Nunca supe qué fue de mi profesor de literatura, el padre Ricardo. Su método de enseñanza era muy simple: nos dejaba en la biblioteca para que leyéramos lo que nos viniera en gana. Fue así como aquel año académico en el que cumplí quince leí todo lo que pude de las generaciones del 68 (Pereda, Valera, Palacio Valdés -¡qué turbación en mi primera adolescencia me produjo La hermana San Sulpicio!-, Galdós, Blasco Ibáñez -el más joven de ellos-...) y del 98 (Azorín, Valle y Unamuno, mucho, muchísimo Unamuno). Recuerdo el descubrimiento de Wenceslao Fernández Flórez, del que me leí varias obras, a una de las cuales, El bosque animado, regreso con frecuencia.

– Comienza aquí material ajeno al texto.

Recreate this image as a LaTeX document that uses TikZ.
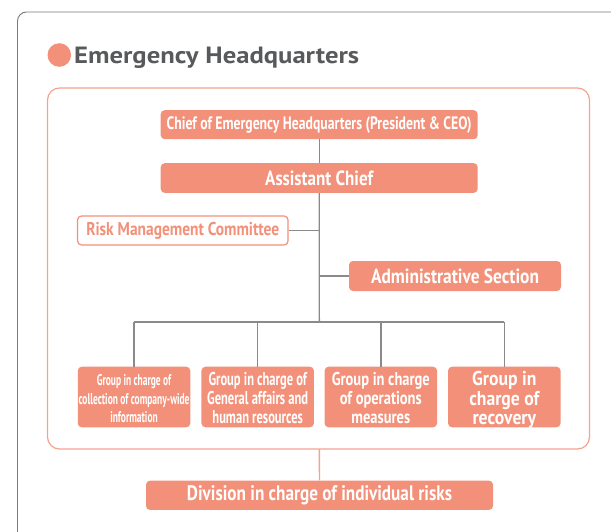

Pero de entre todo lo que leí aquel año, una obra se quedó enganchada en algún recoveco de mi cerebro: El pirata de Walter Scott. Creo recordar que la edición era de Austral, tapa roja. En sus páginas viví una extraordinario viaje por las Shetland a través de una historia de amores, corsarios, veleros, damas de la nobleza, leyendas mágicas, compromisos y muertes. Durante años representó para mí el ejemplo de la novela de aventuras.

Apegado a ese recuerdo, busqué sin éxito el libro por toda cuanta librería o catálogo visitaba. Con cada fracaso crecía en mi consideración la altura de la novela, igual que sólo recordamos las bondades de los muertos e incluso, con el paso del tiempo, les reconocemos virtudes que en vida no tuvieron.

Terminé por encontrar un ejemplar por pura casualidad. Fue en un pueblo andaluz de la costa, donde me encontraba de veraneo. Lo tenían en una barraca de las que se montan en vacaciones para sacar algo de dinero de los fondos que ya no tienen salida por los canales comerciales. Allí estaba, entre libros de cocina, biografías de políticos actuales, ediciones baratas de malas traducciones de los clásicos, colecciones fracasadas antes del segundo número y restos similares. Me lo llevé y empecé a releerlo esa misma noche. Lo que me encontré tenía poco que ver con lo que añoraba. La primera vez había leído un libro de aventuras. Ésta, uno costumbrista. Es como si yo hubiera crecido mientras la obra menguaba y la suma de ambos cambios acrecentara la distancia.

Cuando me enfrenté a mis sugerencias de la sección de libros recomendados, me vino a la memoria El pirata, de Walter Scott. Y pensé que los libros son como los amores. Y que las personas envejecen a pasos diferentes. Y que más diferentes todavía son los pasos a los que envejecen las cosas.

miércoles, 16 de abril de 2008

El fayado


Fayado significa desván. Aunque es un vocablo castellano, sólo lo he oído en Galicia, donde se lo prefiere a sus sinónimos. Cuando yo era niño vivíamos en una casa antigua, en Marín. Había sido construida como casa de veraneo de don José Echegaray, el erudito ingeniero que fuera premio Nobel de literatura en 1904 y epónimo de la estancia, a los lados de cuyo portón de hierro rezaba su nombre: Villa Echegaray, Villa en la jamba izquierda y Echegaray en la derecha. Habiendo muerto en 1916, calculo que la finca podía datar de finales del XIX o principios del XX. Ésta, concebida como digo para pasar los veranos, daba en su parte posterior a la ría, que en aquel lugar albergaba unos pequeños astilleros para reparaciones de las embarcaciones de pesca.

La casa tenía un fayado. En él jugábamos de vez en cuando mi hermano y yo, con el Scalextric o con el Mecano. También nos escondíamos. Como todos los rincones de la finca, tenía un cierto aire de terreno inexplorado, indicado para la aventura, que excitaba nuestra imaginación y enmarcaba nuestros juegos. Así, el fayado ha quedado asociado en mi memoria a la inocencia, la curiosidad y el descubrimiento de lo no sabido.

Así me gustaría que fuera mi discurrir: inocente, lúdico y curioso como el de aquel niño tan ido ya como el fayado hace años desaparecido.